The Bicentennial World Series should belong to the people; there's no reason why the Tories have to get all the tickets. Tickets could be granted by a point system based on regular season attendance, with every bleacher stub counting ten points, right field grandstand eight, down to skyview and lower box seats which would be worth two points each. Or tickets could be awarded free to fans who had been rooting for the Red Sox the longest--applicants could be tested with such questions as, "Into which pitcher's head did catcher Bob Tillman throw a baseball in apptempting to prevent a steal of second base?" The free tickets could be financed by a windfall profits tax on Boston hotel and parking lot owners, Kenmore Square barkeeps, local bookmakers and, above all, the banks and multinationals that have lived off the sweat of Red Sox players and fans for so many years past.

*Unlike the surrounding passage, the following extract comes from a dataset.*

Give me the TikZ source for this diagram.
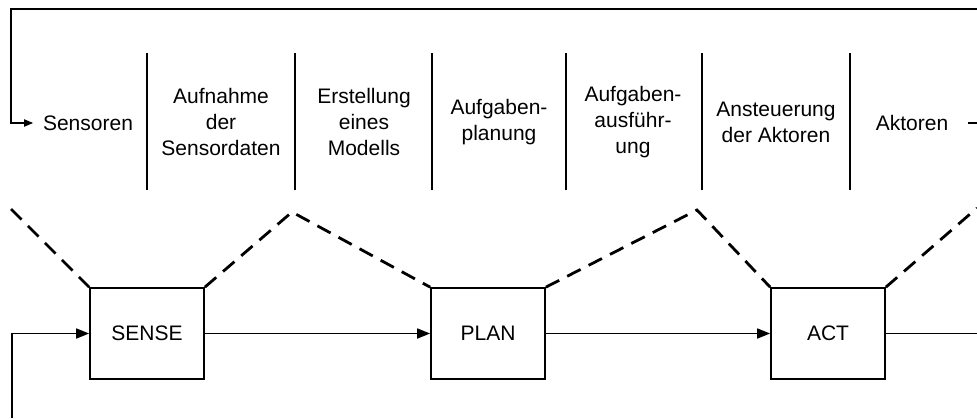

The Boston Red Sox lost the 1975 World Series. It is possible that they would have lost even if their real fans had been admitted to Fenway. It is even possible that playing in front of an inept, straitlaced and elitist audience had no significant adverse effect. The principle remains in any case. The Red Sox lost the Series, but the people of Boston had lost before the Series even began.